Macroeconomic models suggest that the boost takes place with a lag of about one year, as firms and households come to believe that the fall will be sustained. Lower oil prices act as a tax cut for consumers and many corporates, by reducing the prices of transportation and other energy dependent goods and services.
Models also tend to assume that the propensity to spend additional income among oil-consuming countries is larger than that in oil-producing economies, a not unreasonable assumption based on past experience.
So much for the theory, what about reality?
To date, the sharp fall in the price of oil has created a lot of “bad news”. It has hit the manufacturing sector via a sharp fall in oil-related capex, damaged public finances in oil producing states with relatively young and restless populations and driven headline inflation into negative territory.
There have even been fears that cheap oil will trigger a financial tsunami, followed by global recession, as a result of debt default contagion from high yield corporate debt. There is less evidence that cheaper oil has given a major boost to the global economy, although global growth may have been even weaker without it. We expect the focus to shift towards the winners from cheaper energy and away from losers during 2016.

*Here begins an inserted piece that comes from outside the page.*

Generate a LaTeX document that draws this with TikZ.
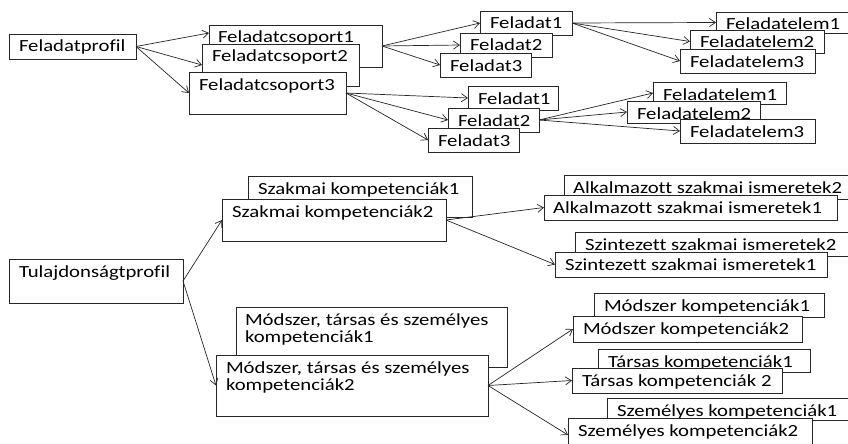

What matters is not just that the oil price has fallen, but why it has fallen. Supply driven falls tend to create a more benign scenario of “good disinflation”, which boosts real incomes, while demand led falls are evidence of a significant slowdown in the global economy. Some of the recent fall reflects lower expected oil demand, however most reflects higher expected oil supply and a long period of overinvestment in production which needs to be worked through. The latest decision by OPEC not to restrict production can only add to evidence of a supply driven shock.
The US is an important test case for the positive impact of cheaper oil, since it is both a major producer and consumer. A low oil price has squeezed oil production and had a knock on effect to manufacturing; however the effect on the overall economy should be offset by the boost to household demand and non-energy US PLC.